AMCU has as many as 100,000 members in the platinum belt, 120 km (70 miles) northwest of Johannesburg.
"This is a revolution of the economy of South Africa, to benefit all who live in it," AMCU president Joseph Mathunjwa told reporters after a mass rally at a football stadium marked by prayers, songs and dancing.
Basic wages for miners are about 5,000 rand ($460) a month and AMCU wants that hiked to 12,500 rand ($1,100).
Several AMCU activists called on President Jacob Zuma and the African National Congress (ANC) officials to "stop the foolishness".
"We are paid peanuts. And the cost of living is too high," said one striker at an Amplats mine who did not wish to be named. "If they don't meet our demands, we will keep striking."
The government has offered to mediate to end the dispute that threatens to squeeze an already struggling economy.
Besides economic damage, Zuma and the ANC want to end labour unrest before general elections due in about three months.
But the government has been unable to soothe tensions in the platinum belt, where miners are angry about their lack of economic progress two decades after the end of apartheid.
"There is no concrete government action to prevent the kind of rolling strikes that we are seeing now for eleven months of the year," labour economist Loane Sharp said. "The government has lost control of the labour movement in South Africa."
AMCU is seeking a more than doubling of the basic entry-level wage from the three producers. The companies are offering increases of 7.5-8.5 percent, well above the 5.4 percent inflation rate.

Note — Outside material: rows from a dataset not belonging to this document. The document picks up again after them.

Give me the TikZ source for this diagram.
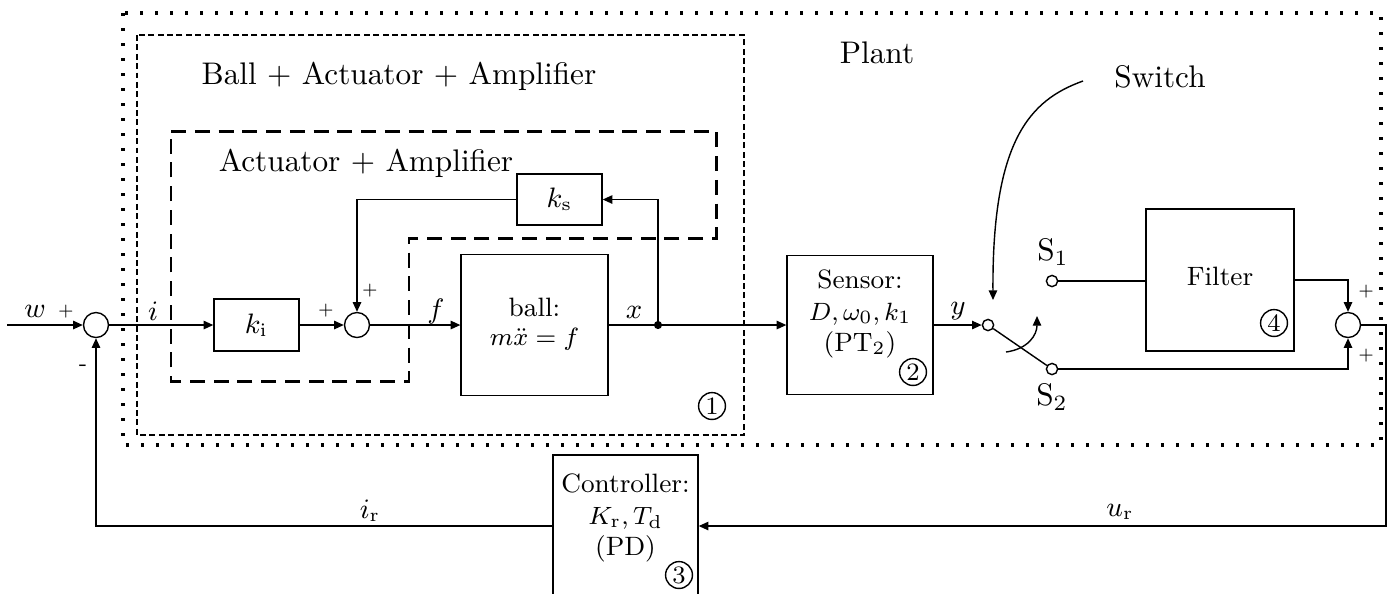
\documentclass[tikz,border=0pt]{standalone}
\usetikzlibrary{arrows.meta}
\begin{document}
\begin{tikzpicture}[x=0.32pt,y=-0.32pt,line width=0.45pt,
  arr/.style={-{Triangle[length=3.1pt,width=2.7pt]}},
  blk/.style={draw, inner sep=0pt},
  sumc/.style={draw, circle, minimum size=8pt, inner sep=0pt},
  port/.style={draw, circle, minimum size=3.6pt, inner sep=0pt, fill=white},
  boxtxt/.style={font=\fontsize{8.5}{10}\selectfont, align=center, inner sep=0pt},
  lbl/.style={font=\fontsize{10}{12}\selectfont, inner sep=0pt},
  sig/.style={font=\fontsize{9}{11}\selectfont, inner sep=0pt},
  pm/.style={font=\fontsize{5.5}{6}\selectfont, inner sep=0pt},
  num/.style={draw, circle, inner sep=0pt, minimum size=8.6pt, font=\fontsize{8}{9}\selectfont},
  dotbox/.style={line width=1pt, dash pattern=on 1pt off 3.8pt},
  thindash/.style={line width=0.35pt, dash pattern=on 1.9pt off 1.1pt},
  thickdash/.style={line width=0.95pt, dash pattern=on 4.8pt off 2.8pt}]
\fill[white] (0,0) rectangle (1393,593);
\useasboundingbox (0,0) rectangle (1393,593);

% grouping frames
\draw[dotbox] (123,13) rectangle (1381,445);
\draw[thindash] (137,35) rectangle (744,435);
\draw[thickdash] (171,131) -- (716,131) -- (716,238) -- (409,238) -- (409,381) -- (171,381) -- cycle;

% region labels
\node[lbl] (tplant) at (877,53) {Plant};
\node[lbl] (tbaa) at (399,76) {Ball $+$ Actuator $+$ Amplifier};
\node[lbl] (taa) at (366,163) {Actuator $+$ Amplifier};
\node[lbl] (tswitch) at (1160,77) {Switch};

% blocks
\node[blk, minimum width=27.2pt, minimum height=16.6pt, font=\fontsize{9}{11}\selectfont] (ki) at (256.5,325) {$k_{\mathrm{i}}$};
\node[blk, minimum width=27.2pt, minimum height=16.3pt, font=\fontsize{9}{11}\selectfont] (ks) at (559.5,199.5) {$k_{\mathrm{s}}$};
\node[blk, minimum width=47pt, minimum height=45.1pt] (ball) at (534.5,325) {};
\node[boxtxt] (balltxt1) at (534.5,307) {ball:};
\node[boxtxt] (balltxt2) at (534.5,339) {$m\ddot{x}=f$};
\node[blk, minimum width=46.7pt, minimum height=44.5pt] (sensor) at (860,325) {};
\node[boxtxt] (sensortxt) at (860,314) {Sensor:\\ $D,\omega_0,k_1$\\ (PT$_2$)};
\node[blk, minimum width=47.4pt, minimum height=45.4pt] (filter) at (1220,280) {};
\node[boxtxt] (filtertxt) at (1220,276) {Filter};
\node[blk, minimum width=46.4pt, minimum height=45.4pt] (ctrl) at (625.5,526) {};
\node[boxtxt] (ctrltxt) at (625.5,518) {Controller:\\ $K_{\mathrm{r}},T_{\mathrm{d}}$\\ (PD)};

% circled numbers
\node[num] (n1) at (712,406) {1};
\node[num] (n2) at (913,372) {2};
\node[num] (n3) at (679,575) {3};
\node[num] (n4) at (1274,323) {4};

% summing points, ports, junction
\node[sumc] (s1) at (96,325) {};
\node[sumc] (s2) at (357,325) {};
\node[sumc] (s3) at (1348,325) {};
\node[port] (p0) at (988,325) {};
\node[port] (pS1) at (1052,281) {};
\node[port] (pS2) at (1052,369) {};
\node[circle, fill, inner sep=0pt, minimum size=2.6pt] (jx) at (658,325) {};
\node[lbl] (tS1) at (1053,252) {S$_1$};
\node[lbl] (tS2) at (1052,397) {S$_2$};

\coordinate (win) at (7,325);
\coordinate (rc) at (1386,325);
\coordinate (swstart) at (1083,81);
\coordinate (swend) at (993,300);
\coordinate (tgA) at (1006,352);
\coordinate (tgB) at (1037,316);

% connectors
\draw[arr] (win) -- (s1.west);
\draw[arr] (s1.east) -- (ki.west);
\draw[arr] (ki.east) -- (s2.west);
\draw[arr] (s2.east) -- (ball.west);
\draw[arr] (ball.east) -- (sensor.west);
\draw[arr] (jx.center) |- (ks.east);
\draw[arr] (ks.west) -| (s2.north);
\draw[arr] (sensor.east) -- (p0.west);
\draw (p0) -- (pS2);
\draw (pS1) -- (pS1 -| filter.west);
\draw[arr] (filter.east) -| (s3.north);
\draw[arr] (pS2) -| (s3.south);
\draw[arr] (s3.east) -- (rc) |- (ctrl.east);
\draw[arr] (ctrl.west) -| (s1.south);
\draw[arr] (swstart) .. controls (1030,100) and (992,140) .. (swend);
\draw[arr] (tgA) .. controls (1028,349) and (1037,335) .. (tgB);

% signal labels and signs
\node[sig] (lw) at (35,311) {$w$};
\node[sig] (li) at (153,311) {$i$};
\node[sig] (lf) at (436,311) {$f$};
\node[sig] (lx) at (634,312) {$x$};
\node[sig] (ly) at (958,311) {$y$};
\node[sig] (lur) at (1120,512) {$u_{\mathrm{r}}$};
\node[sig] (lir) at (370,511) {$i_{\mathrm{r}}$};
\node[pm] (pw) at (66,312) {$+$};
\node[pm, font=\fontsize{7}{8}\selectfont] (mr) at (83,368) {-};
\node[pm] (pk) at (326,311) {$+$};
\node[pm] (pks) at (370,291) {$+$};
\node[pm] (pf) at (1366,292) {$+$};
\node[pm] (pd) at (1366,356) {$+$};
\end{tikzpicture}
\end{document}
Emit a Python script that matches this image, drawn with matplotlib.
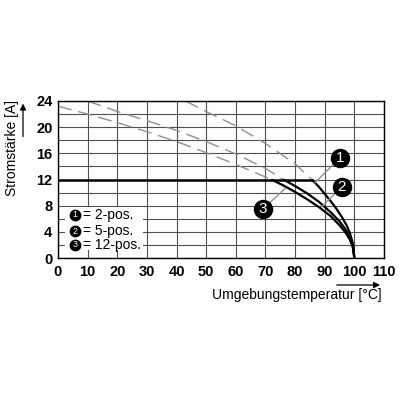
import matplotlib.pyplot as plt
from matplotlib.patches import Rectangle

plt.rcParams['font.family'] = ['Liberation Sans', 'DejaVu Sans']

# derating curves: (temperature, current)
c1_dash_t = [43, 50, 60, 70, 80, 85.6]
c1_dash_i = [24, 22.4, 20.2, 17.5, 14.4, 12]
c1_t = [85.6, 88, 90, 92, 94, 96, 97.5, 98.5, 99.5, 100]
c1_i = [12, 10.9, 9.8, 8.7, 7.5, 6.1, 4.9, 3.8, 2.2, 0]

c2_dash_t = [10, 20, 30, 40, 50, 60, 70, 76]
c2_dash_i = [24, 22.4, 21.0, 19.5, 17.8, 15.9, 13.7, 12]
c2_t = [76, 80, 84, 88, 92, 95, 97, 98.5, 99.5, 100]
c2_i = [12, 11.0, 9.9, 8.6, 7.0, 5.6, 4.4, 3.1, 1.7, 0]

c3_dash_t = [0, 10, 20, 30, 40, 50, 60, 72]
c3_dash_i = [23.2, 22.0, 20.7, 19.3, 17.8, 16.1, 14.3, 12]
c3_t = [72, 76, 80, 84, 88, 92, 95, 97, 98.5, 99.5, 100]
c3_i = [12, 11.1, 10.1, 9.0, 7.8, 6.4, 5.0, 3.9, 2.8, 1.6, 0]

flat_t = [0, 85.6]
flat_i = [12, 12]

x_ticks = list(range(0, 111, 10))
y_ticks = list(range(0, 25, 4))
y_grid = list(range(0, 25, 2))

labels = ["1", "2", "3"]
legend_text = ["= 2-pos.", "= 5-pos.", "= 12-pos."]
# callout circle position and the point its leader line ends at
callout_xy = [(95.1, 15.3), (95.8, 10.9), (69.2, 7.5)]
leader_end = [(86.7, 11.5), (89.1, 7.9), (76.6, 10.6)]

fig = plt.figure(figsize=(4, 4), dpi=100)
ax = fig.add_axes([0.145, 0.355, 0.815, 0.3925])

ax.set_xlim(0, 110)
ax.set_ylim(0, 24)
ax.set_xticks(x_ticks)
ax.set_yticks(y_ticks)
ax.set_yticks(y_grid, minor=True)
ax.tick_params(which='both', length=0)
ax.tick_params(axis='y', pad=4)
ax.tick_params(axis='x', pad=5)
for lab in ax.get_xticklabels() + ax.get_yticklabels():
    lab.set_fontweight('bold')
    lab.set_fontsize(10.5)
ax.xaxis.grid(True, which='major', color='#505050', linewidth=0.8)
ax.yaxis.grid(True, which='both', color='#505050', linewidth=0.8)
ax.set_axisbelow(True)
for s in ax.spines.values():
    s.set_linewidth(1)

dash = dict(color='#909090', linewidth=1, dashes=(10, 5))
ax.plot(c1_dash_t, c1_dash_i, **dash)
ax.plot(c2_dash_t, c2_dash_i, **dash)
ax.plot(c3_dash_t, c3_dash_i, **dash)

ax.plot(flat_t, flat_i, color='black', linewidth=1.8)
for t, i in [(c1_t, c1_i), (c2_t, c2_i), (c3_t, c3_i)]:
    ax.plot(t, i, color='black', linewidth=1.6, solid_capstyle='butt')

for (cx, cy), (ex, ey), lab in zip(callout_xy, leader_end, labels):
    ax.plot([cx, ex], [cy, ey], color='#909090', linewidth=1, zorder=4)
    ax.plot(cx, cy, 'o', color='black', markersize=13, zorder=5)
    ax.text(cx, cy, lab, color='white', ha='center', va='center',
            fontsize=11, zorder=6)

# legend box
ax.add_patch(Rectangle((2.4, 1.2), 26.3, 6.6, facecolor='white',
                       edgecolor='none', zorder=3))
leg_y = [6.6, 4.1, 2.0]
for y, lab, txt in zip(leg_y, labels, legend_text):
    ax.plot(5.7, y, 'o', color='black', markersize=7.5, zorder=5)
    ax.text(5.7, y, lab, color='white', ha='center', va='center',
            fontsize=6.5, zorder=6)
    ax.text(8.3, y, txt, ha='left', va='center', fontsize=10, zorder=6)

fig.text(0.03, 0.63, "Stromstärke [A]", rotation=90, ha='center',
         va='center', fontsize=10)
fig.text(0.955, 0.262, "Umgebungstemperatur [°C]", ha='right',
         va='center', fontsize=10)
ax.annotate('', xy=(0.0575, 0.748), xytext=(0.0575, 0.652),
            xycoords='figure fraction',
            arrowprops=dict(arrowstyle='-|>', color='black', lw=0.9,
                            mutation_scale=9))
ax.annotate('', xy=(0.957, 0.2875), xytext=(0.835, 0.2875),
            xycoords='figure fraction',
            arrowprops=dict(arrowstyle='-|>', color='black', lw=0.9,
                            mutation_scale=9))

fig.savefig('out.png', dpi=100)
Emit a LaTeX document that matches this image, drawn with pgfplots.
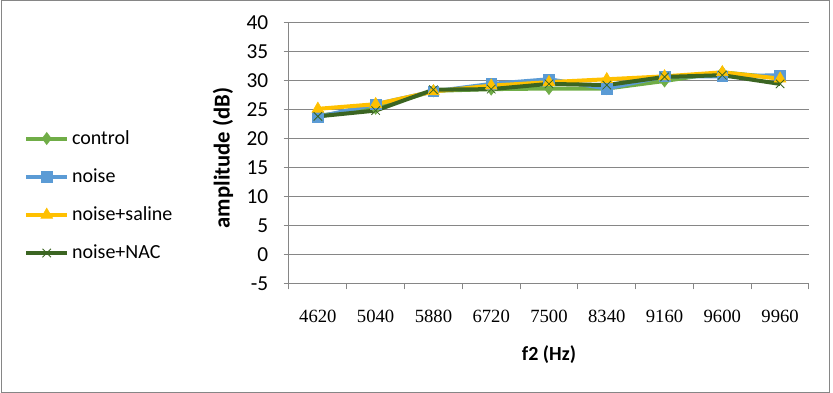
\documentclass[border=0pt]{standalone}
\usepackage{fontspec}
\setmainfont{Carlito}
\newfontfamily\serifx{Liberation Serif}
\usepackage{pgfplots}
\pgfplotsset{compat=1.18}
\definecolor{cctrl}{HTML}{70AD47}
\definecolor{cnoise}{HTML}{5B9BD5}
\definecolor{csal}{HTML}{FFC000}
\definecolor{cnac}{HTML}{3B6522}
\definecolor{gridc}{HTML}{868686}
\begin{document}
\begin{tikzpicture}
\useasboundingbox (0,0) rectangle (624.75pt,294.75pt);
\draw[gridc,line width=0.75pt] (1.1pt,0.5pt) rectangle (621.8pt,294.3pt);
\begin{axis}[
  at={(216.75pt,81.75pt)}, anchor=south west,
  scale only axis, width=390pt, height=195.75pt,
  xmin=-0.5, xmax=8.5, ymin=-5, ymax=40,
  ytick={-5,0,...,40},
  xtick={0,...,8},
  xticklabels={4620,5040,5880,6720,7500,8340,9160,9600,9960},
  minor xtick={-0.5,0.5,...,8.5},
  axis x line=bottom, axis y line=left,
  axis line style={gridc,line width=0.75pt,-},
  ymajorgrids, grid style={gridc,line width=0.75pt},
  major x tick style={draw=none},
  minor x tick style={gridc,line width=0.75pt},
  major y tick style={gridc,line width=0.75pt},
  tick align=outside, major tick length=4pt, minor tick length=4pt,
  /pgf/number format/assume math mode=true,
  y tick label style={font=\fontsize{16}{18}\selectfont, xshift=-8pt},
  x tick label style={font=\serifx\fontsize{14}{16}\selectfont, yshift=-12pt},
  xlabel={f2 (Hz)}, ylabel={amplitude (dB)},
  xlabel style={font=\bfseries\fontsize{15}{17}\selectfont, at={(axis description cs:0.5,-0.272)}, anchor=center},
  ylabel style={font=\bfseries\fontsize{17}{19}\selectfont, at={(axis description cs:-0.127,0.483)}, anchor=center},
  legend style={draw=none, fill=none, at={(axis description cs:-0.51,0.599)}, anchor=north west,
    font=\fontsize{15}{17}\selectfont, row sep=12.75pt, inner sep=0pt},
  legend cell align=left,
  legend image code/.code={\draw[#1] (0pt,0pt) -- (31pt,0pt); \draw[#1,mark repeat=2,mark phase=2] plot coordinates {(0pt,0pt) (15.5pt,0pt) (31pt,0pt)};},
  every axis plot/.append style={line width=3pt},
  clip=false,
]
\addplot[cctrl, mark=diamond*, mark size=4.5pt, mark options={solid,line width=0.5pt,fill=cctrl}] coordinates {
(0,24.0) (1,25.3) (2,28.3) (3,28.6) (4,28.7) (5,28.7) (6,30.0) (7,31.5) (8,30.5)};
\addlegendentry{control}
\addplot[cnoise, mark=square*, mark size=4pt, mark options={solid,line width=0.5pt,fill=cnoise}] coordinates {
(0,23.8) (1,26.0) (2,28.2) (3,29.5) (4,30.3) (5,28.7) (6,30.8) (7,30.8) (8,31.0)};
\addlegendentry{noise}
\addplot[csal, mark=triangle*, mark size=5pt, mark options={solid,line width=0.5pt,fill=csal}] coordinates {
(0,25.2) (1,26.0) (2,28.2) (3,29.2) (4,29.8) (5,30.3) (6,30.8) (7,31.5) (8,30.4)};
\addlegendentry{noise+saline}
\addplot[cnac, mark=x, mark size=4.5pt, mark options={solid,line width=0.6pt}] coordinates {
(0,23.9) (1,24.9) (2,28.5) (3,28.6) (4,29.5) (5,29.3) (6,30.7) (7,31.0) (8,29.5)};
\addlegendentry{noise+NAC}
\end{axis}
\end{tikzpicture}
\end{document}
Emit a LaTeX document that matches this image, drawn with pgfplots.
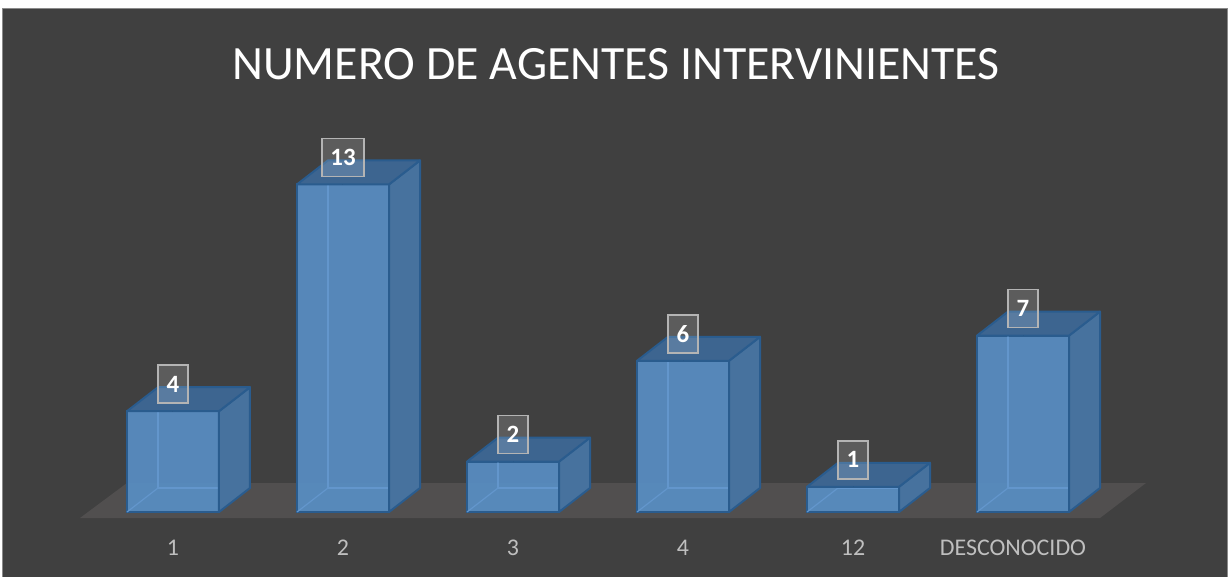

The companies were battered by wildcat strikes in 2012 rooted in a turf war between AMCU and the National Union of Mineworkers in which dozens of people were killed.
Mindful of the bloodshed and violence of the last two years, police deployed in force, especially near Lonmin's Marikana mine where 34 miners were shot dead by police 18 months ago.
It is hard to estimate the duration of the stoppage amid recent signs of divisions in AMCU's ranks.
Dissidents said this week they planned to form a rival union, accusing Mathunjwa of recklessly pursuing a damaging strike they say many miners do not want and cannot afford.
Mathunjwa dismissed reports of divisions in the ranks as attempts to "undermine AMCU".